------ PROVIDED MATERIAL

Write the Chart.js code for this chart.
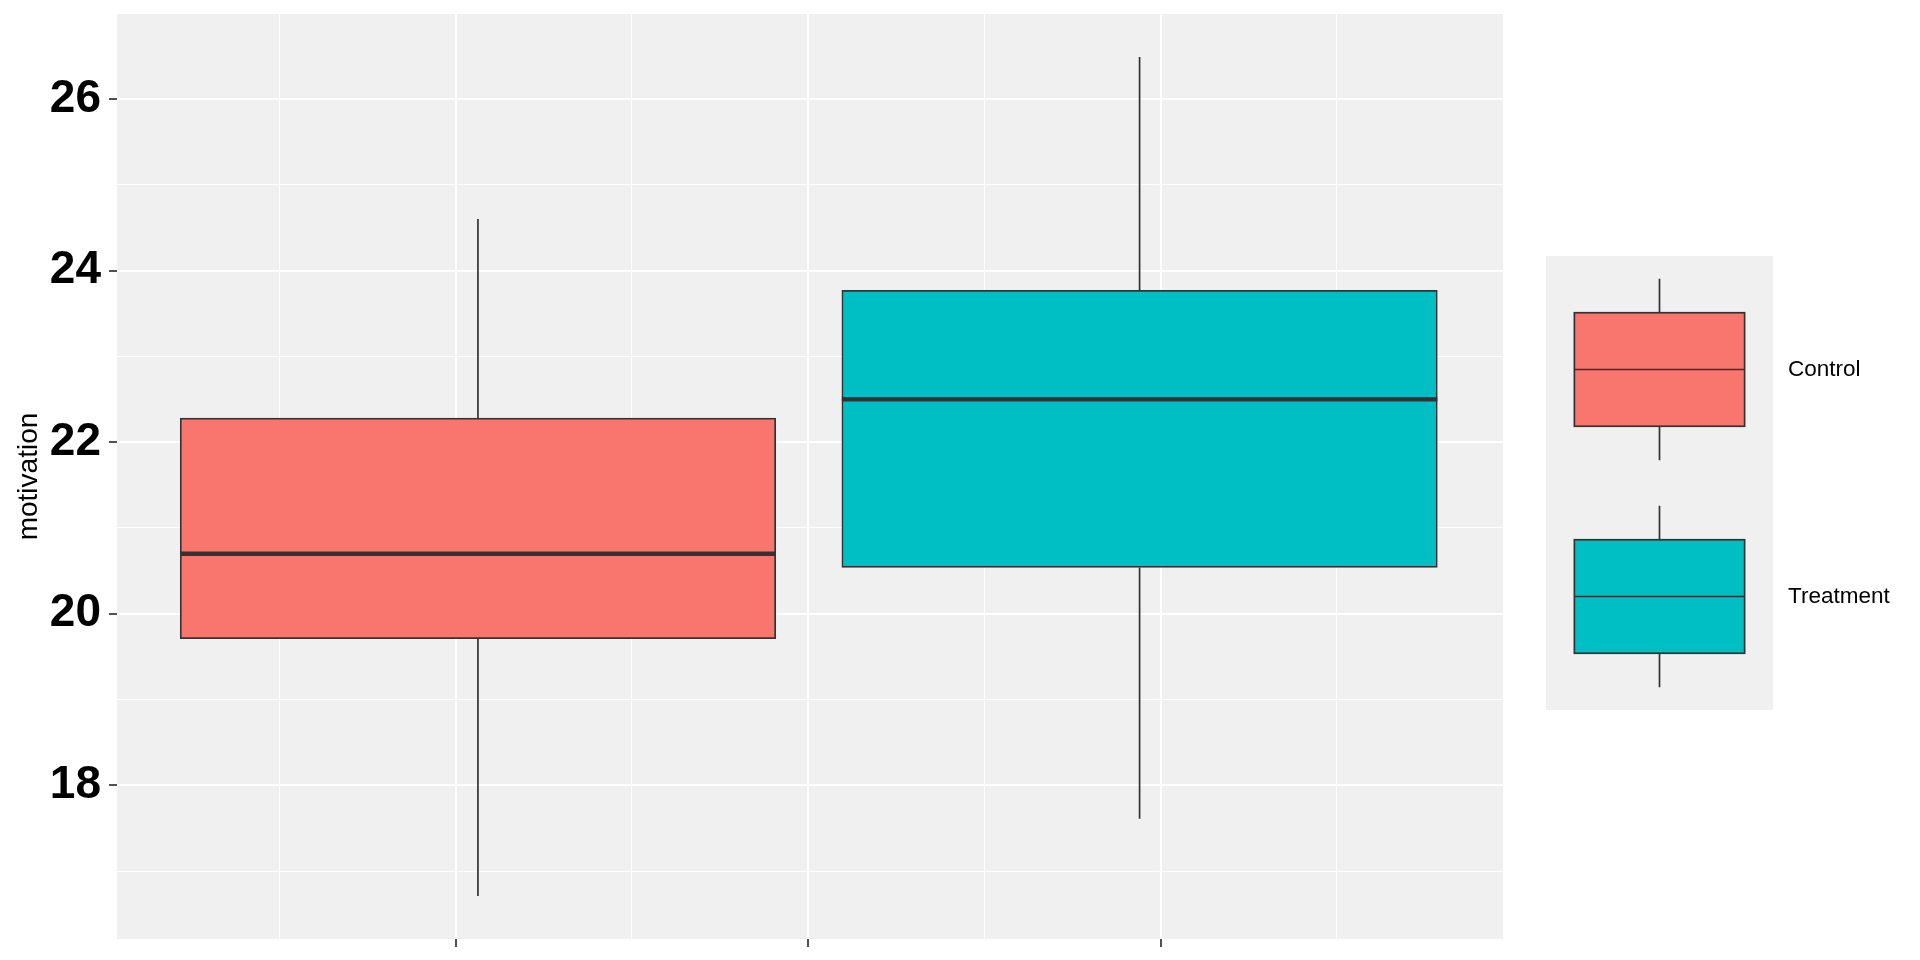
<!DOCTYPE html>
<html>
<head>
<meta charset="utf-8">
<script src="https://cdn.jsdelivr.net/npm/chart.js@4"></script>
<style>
  html, body { margin: 0; padding: 0; background: #fff; }
  #wrap { width: 1920px; height: 960px; position: relative; }
</style>
</head>
<body>
<div id="wrap"><canvas id="chart"></canvas></div>
<script>
const groups = ['Control', 'Treatment'];
const colours = ['#F8766D', '#00BFC4'];
const positions = [1.063, 2.94];
const lowerWhisker = [16.71, 17.61];
const q1 = [19.71, 20.54];
const median = [20.70, 22.50];
const q3 = [22.28, 23.77];
const upperWhisker = [24.60, 26.49];
const yTickLabels = [18, 20, 22, 24, 26];
const xBreaks = [1, 2, 3];

const outline = '#333333';
const panel = '#F0F0F0';
const family = "'Liberation Sans', Arial, sans-serif";
Chart.defaults.font.family = family;

// ggplot makes the box 90% of the spacing between groups
const halfWidth = 0.9 * (positions[1] - positions[0]) / 2;

const boxes = {
  type: 'bar',
  data: positions.map((x, i) => ({x, y: [q1[i], q3[i]]})),
  backgroundColor: colours,
  borderColor: outline,
  borderWidth: 1.7,
  borderSkipped: false,
  barThickness: 'flex',
  categoryPercentage: 1,
  barPercentage: 0.9,
  order: 2
};

const medians = groups.map((g, i) => ({
  type: 'line',
  data: [
    {x: positions[i] - halfWidth, y: median[i]},
    {x: positions[i] + halfWidth, y: median[i]}
  ],
  borderColor: outline,
  borderWidth: 4.5,
  pointRadius: 0,
  order: 1
}));

const whiskers = groups.map((g, i) => ({
  type: 'line',
  data: [
    {x: positions[i], y: lowerWhisker[i]},
    {x: positions[i], y: q1[i]},
    {x: positions[i], y: null},
    {x: positions[i], y: q3[i]},
    {x: positions[i], y: upperWhisker[i]}
  ],
  borderColor: outline,
  borderWidth: 1.7,
  pointRadius: 0,
  spanGaps: false,
  order: 3
}));

const panelBackground = {
  id: 'panelBackground',
  beforeDraw(chart) {
    const {ctx, chartArea: a} = chart;
    ctx.save();
    ctx.fillStyle = panel;
    ctx.fillRect(a.left, a.top, a.right - a.left, a.bottom - a.top);
    ctx.restore();
  }
};

// legend with boxplot keys, like ggplot's
const boxLegend = {
  id: 'boxLegend',
  afterDraw(chart) {
    const {ctx, chartArea} = chart;
    const key = 227;
    const left = chartArea.right + 43;
    const top = chart.height / 2 + 3 - key * groups.length / 2;
    ctx.save();
    ctx.fillStyle = panel;
    ctx.fillRect(left, top, key, key * groups.length);
    ctx.strokeStyle = outline;
    ctx.lineWidth = 1.7;
    groups.forEach((name, i) => {
      const y0 = top + i * key;
      const cx = left + key / 2;
      ctx.beginPath();
      ctx.moveTo(cx, y0 + key * 0.1);
      ctx.lineTo(cx, y0 + key * 0.25);
      ctx.moveTo(cx, y0 + key * 0.75);
      ctx.lineTo(cx, y0 + key * 0.9);
      ctx.stroke();
      ctx.fillStyle = colours[i];
      ctx.fillRect(left + key * 0.125, y0 + key * 0.25, key * 0.75, key * 0.5);
      ctx.strokeRect(left + key * 0.125, y0 + key * 0.25, key * 0.75, key * 0.5);
      ctx.beginPath();
      ctx.moveTo(left + key * 0.125, y0 + key / 2);
      ctx.lineTo(left + key * 0.875, y0 + key / 2);
      ctx.stroke();
      ctx.fillStyle = '#000';
      ctx.font = '22.5px ' + family;
      ctx.textAlign = 'left';
      ctx.textBaseline = 'middle';
      ctx.fillText(name, left + key + 15, y0 + key / 2);
    });
    ctx.restore();
  }
};

new Chart(document.getElementById('chart'), {
  type: 'bar',
  data: {
    datasets: [...medians, boxes, ...whiskers]
  },
  options: {
    responsive: true,
    maintainAspectRatio: false,
    animation: false,
    layout: {
      padding: {top: 14, right: 417, bottom: 0, left: 0}
    },
    plugins: {
      legend: {display: false},
      tooltip: {enabled: false}
    },
    scales: {
      x: {
        type: 'linear',
        min: 0.039,
        max: 3.971,
        offset: false,
        ticks: {
          display: false,
          stepSize: 0.5,
          includeBounds: false,
          autoSkip: false
        },
        grid: {
          offset: false,
          color: '#fff',
          lineWidth: c => xBreaks.includes(c.tick.value) ? 2 : 1,
          tickLength: 8,
          tickWidth: 1.7,
          tickColor: c => xBreaks.includes(c.tick.value) ? outline : 'rgba(0,0,0,0)'
        },
        border: {display: false},
        afterFit: s => {
          s.height = 21;
          s.paddingLeft = 0;
          s.paddingRight = 0;
        }
      },
      y: {
        min: 16.21,
        max: 26.99,
        beginAtZero: false,
        ticks: {
          stepSize: 1,
          includeBounds: false,
          padding: 8,
          color: '#000',
          font: {size: 46, weight: 'bold'},
          callback: v => yTickLabels.includes(v) ? String(v) : ''
        },
        grid: {
          color: '#fff',
          lineWidth: c => yTickLabels.includes(c.tick.value) ? 2 : 1,
          tickLength: 8,
          tickWidth: 1.7,
          tickColor: c => yTickLabels.includes(c.tick.value) ? outline : 'rgba(0,0,0,0)'
        },
        border: {display: false},
        title: {
          display: true,
          text: 'motivation',
          color: '#000',
          font: {size: 28},
          padding: {top: 12}
        },
        afterFit: s => {
          s.width = 117;
          s.paddingTop = 0;
          s.paddingBottom = 0;
        }
      }
    }
  },
  plugins: [panelBackground, boxLegend]
});
</script>
</body>
</html>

------------

■ **WHAT THE TASK REQUIRES**
Exclude the pictures. Write out the remaining data exactly.

■ **TASK RESPONSE**
Write the Chart.js code for this chart.
<!DOCTYPE html>
<html>
<head>
<meta charset="utf-8">
<script src="https://cdn.jsdelivr.net/npm/chart.js@4"></script>
<style>
  html, body { margin: 0; padding: 0; background: #fff; }
  #wrap { width: 1920px; height: 960px; position: relative; }
</style>
</head>
<body>
<div id="wrap"><canvas id="chart"></canvas></div>
<script>
const groups = ['Control', 'Treatment'];
const colours = ['#F8766D', '#00BFC4'];
const positions = [1.063, 2.94];
const lowerWhisker = [16.71, 17.61];
const q1 = [19.71, 20.54];
const median = [20.70, 22.50];
const q3 = [22.28, 23.77];
const upperWhisker = [24.60, 26.49];
const yTickLabels = [18, 20, 22, 24, 26];
const xBreaks = [1, 2, 3];

const outline = '#333333';
const panel = '#F0F0F0';
const family = "'Liberation Sans', Arial, sans-serif";
Chart.defaults.font.family = family;

// ggplot makes the box 90% of the spacing between groups
const halfWidth = 0.9 * (positions[1] - positions[0]) / 2;

const boxes = {
  type: 'bar',
  data: positions.map((x, i) => ({x, y: [q1[i], q3[i]]})),
  backgroundColor: colours,
  borderColor: outline,
  borderWidth: 1.7,
  borderSkipped: false,
  barThickness: 'flex',
  categoryPercentage: 1,
  barPercentage: 0.9,
  order: 2
};

const medians = groups.map((g, i) => ({
  type: 'line',
  data: [
    {x: positions[i] - halfWidth, y: median[i]},
    {x: positions[i] + halfWidth, y: median[i]}
  ],
  borderColor: outline,
  borderWidth: 4.5,
  pointRadius: 0,
  order: 1
}));

const whiskers = groups.map((g, i) => ({
  type: 'line',
  data: [
    {x: positions[i], y: lowerWhisker[i]},
    {x: positions[i], y: q1[i]},
    {x: positions[i], y: null},
    {x: positions[i], y: q3[i]},
    {x: positions[i], y: upperWhisker[i]}
  ],
  borderColor: outline,
  borderWidth: 1.7,
  pointRadius: 0,
  spanGaps: false,
  order: 3
}));

const panelBackground = {
  id: 'panelBackground',
  beforeDraw(chart) {
    const {ctx, chartArea: a} = chart;
    ctx.save();
    ctx.fillStyle = panel;
    ctx.fillRect(a.left, a.top, a.right - a.left, a.bottom - a.top);
    ctx.restore();
  }
};

// legend with boxplot keys, like ggplot's
const boxLegend = {
  id: 'boxLegend',
  afterDraw(chart) {
    const {ctx, chartArea} = chart;
    const key = 227;
    const left = chartArea.right + 43;
    const top = chart.height / 2 + 3 - key * groups.length / 2;
    ctx.save();
    ctx.fillStyle = panel;
    ctx.fillRect(left, top, key, key * groups.length);
    ctx.strokeStyle = outline;
    ctx.lineWidth = 1.7;
    groups.forEach((name, i) => {
      const y0 = top + i * key;
      const cx = left + key / 2;
      ctx.beginPath();
      ctx.moveTo(cx, y0 + key * 0.1);
      ctx.lineTo(cx, y0 + key * 0.25);
      ctx.moveTo(cx, y0 + key * 0.75);
      ctx.lineTo(cx, y0 + key * 0.9);
      ctx.stroke();
      ctx.fillStyle = colours[i];
      ctx.fillRect(left + key * 0.125, y0 + key * 0.25, key * 0.75, key * 0.5);
      ctx.strokeRect(left + key * 0.125, y0 + key * 0.25, key * 0.75, key * 0.5);
      ctx.beginPath();
      ctx.moveTo(left + key * 0.125, y0 + key / 2);
      ctx.lineTo(left + key * 0.875, y0 + key / 2);
      ctx.stroke();
      ctx.fillStyle = '#000';
      ctx.font = '22.5px ' + family;
      ctx.textAlign = 'left';
      ctx.textBaseline = 'middle';
      ctx.fillText(name, left + key + 15, y0 + key / 2);
    });
    ctx.restore();
  }
};

new Chart(document.getElementById('chart'), {
  type: 'bar',
  data: {
    datasets: [...medians, boxes, ...whiskers]
  },
  options: {
    responsive: true,
    maintainAspectRatio: false,
    animation: false,
    layout: {
      padding: {top: 14, right: 417, bottom: 0, left: 0}
    },
    plugins: {
      legend: {display: false},
      tooltip: {enabled: false}
    },
    scales: {
      x: {
        type: 'linear',
        min: 0.039,
        max: 3.971,
        offset: false,
        ticks: {
          display: false,
          stepSize: 0.5,
          includeBounds: false,
          autoSkip: false
        },
        grid: {
          offset: false,
          color: '#fff',
          lineWidth: c => xBreaks.includes(c.tick.value) ? 2 : 1,
          tickLength: 8,
          tickWidth: 1.7,
          tickColor: c => xBreaks.includes(c.tick.value) ? outline : 'rgba(0,0,0,0)'
        },
        border: {display: false},
        afterFit: s => {
          s.height = 21;
          s.paddingLeft = 0;
          s.paddingRight = 0;
        }
      },
      y: {
        min: 16.21,
        max: 26.99,
        beginAtZero: false,
        ticks: {
          stepSize: 1,
          includeBounds: false,
          padding: 8,
          color: '#000',
          font: {size: 46, weight: 'bold'},
          callback: v => yTickLabels.includes(v) ? String(v) : ''
        },
        grid: {
          color: '#fff',
          lineWidth: c => yTickLabels.includes(c.tick.value) ? 2 : 1,
          tickLength: 8,
          tickWidth: 1.7,
          tickColor: c => yTickLabels.includes(c.tick.value) ? outline : 'rgba(0,0,0,0)'
        },
        border: {display: false},
        title: {
          display: true,
          text: 'motivation',
          color: '#000',
          font: {size: 28},
          padding: {top: 12}
        },
        afterFit: s => {
          s.width = 117;
          s.paddingTop = 0;
          s.paddingBottom = 0;
        }
      }
    }
  },
  plugins: [panelBackground, boxLegend]
});
</script>
</body>
</html>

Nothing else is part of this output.